(PROBLEM STATEMENT): Set down all of the data that follows word for word, without the images.

[Records contained in a dataset]
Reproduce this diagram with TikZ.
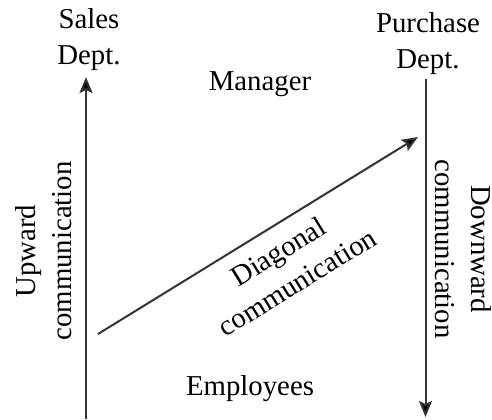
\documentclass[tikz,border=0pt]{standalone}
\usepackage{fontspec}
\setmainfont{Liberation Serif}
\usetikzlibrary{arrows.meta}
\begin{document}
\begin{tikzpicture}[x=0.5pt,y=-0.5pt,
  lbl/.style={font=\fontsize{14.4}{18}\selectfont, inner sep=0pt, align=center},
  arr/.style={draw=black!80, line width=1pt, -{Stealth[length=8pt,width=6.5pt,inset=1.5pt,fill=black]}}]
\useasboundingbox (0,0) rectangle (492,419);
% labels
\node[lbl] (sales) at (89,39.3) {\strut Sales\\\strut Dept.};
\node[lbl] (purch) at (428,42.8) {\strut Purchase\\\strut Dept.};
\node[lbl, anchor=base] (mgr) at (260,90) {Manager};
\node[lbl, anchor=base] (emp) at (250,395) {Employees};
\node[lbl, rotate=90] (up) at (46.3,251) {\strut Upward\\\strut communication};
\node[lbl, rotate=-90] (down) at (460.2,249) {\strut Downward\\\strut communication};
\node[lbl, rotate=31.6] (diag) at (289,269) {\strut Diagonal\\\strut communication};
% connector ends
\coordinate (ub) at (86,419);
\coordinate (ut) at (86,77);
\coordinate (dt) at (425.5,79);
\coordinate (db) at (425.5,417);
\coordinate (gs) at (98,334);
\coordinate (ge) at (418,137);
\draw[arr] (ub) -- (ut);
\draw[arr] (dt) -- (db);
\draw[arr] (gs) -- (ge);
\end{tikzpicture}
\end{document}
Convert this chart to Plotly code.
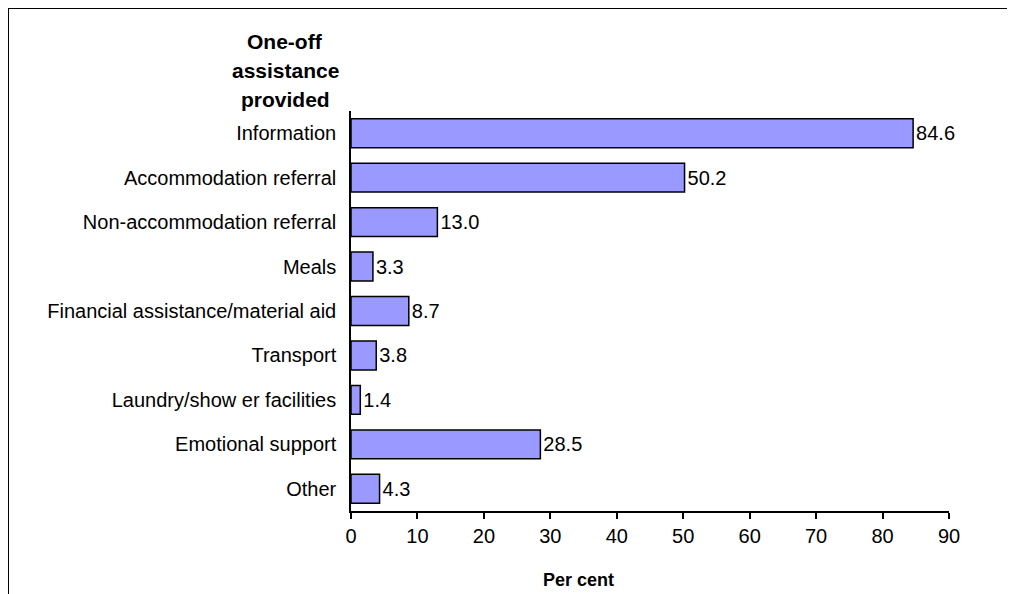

(ANSWER):
Reproduce this diagram with TikZ.
\documentclass[tikz,border=0pt]{standalone}
\usepackage{fontspec}
\setmainfont{Liberation Serif}
\usetikzlibrary{arrows.meta}
\begin{document}
\begin{tikzpicture}[x=0.5pt,y=-0.5pt,
  lbl/.style={font=\fontsize{14.4}{18}\selectfont, inner sep=0pt, align=center},
  arr/.style={draw=black!80, line width=1pt, -{Stealth[length=8pt,width=6.5pt,inset=1.5pt,fill=black]}}]
\useasboundingbox (0,0) rectangle (492,419);
% labels
\node[lbl] (sales) at (89,39.3) {\strut Sales\\\strut Dept.};
\node[lbl] (purch) at (428,42.8) {\strut Purchase\\\strut Dept.};
\node[lbl, anchor=base] (mgr) at (260,90) {Manager};
\node[lbl, anchor=base] (emp) at (250,395) {Employees};
\node[lbl, rotate=90] (up) at (46.3,251) {\strut Upward\\\strut communication};
\node[lbl, rotate=-90] (down) at (460.2,249) {\strut Downward\\\strut communication};
\node[lbl, rotate=31.6] (diag) at (289,269) {\strut Diagonal\\\strut communication};
% connector ends
\coordinate (ub) at (86,419);
\coordinate (ut) at (86,77);
\coordinate (dt) at (425.5,79);
\coordinate (db) at (425.5,417);
\coordinate (gs) at (98,334);
\coordinate (ge) at (418,137);
\draw[arr] (ub) -- (ut);
\draw[arr] (dt) -- (db);
\draw[arr] (gs) -- (ge);
\end{tikzpicture}
\end{document}
Convert this chart to Plotly code.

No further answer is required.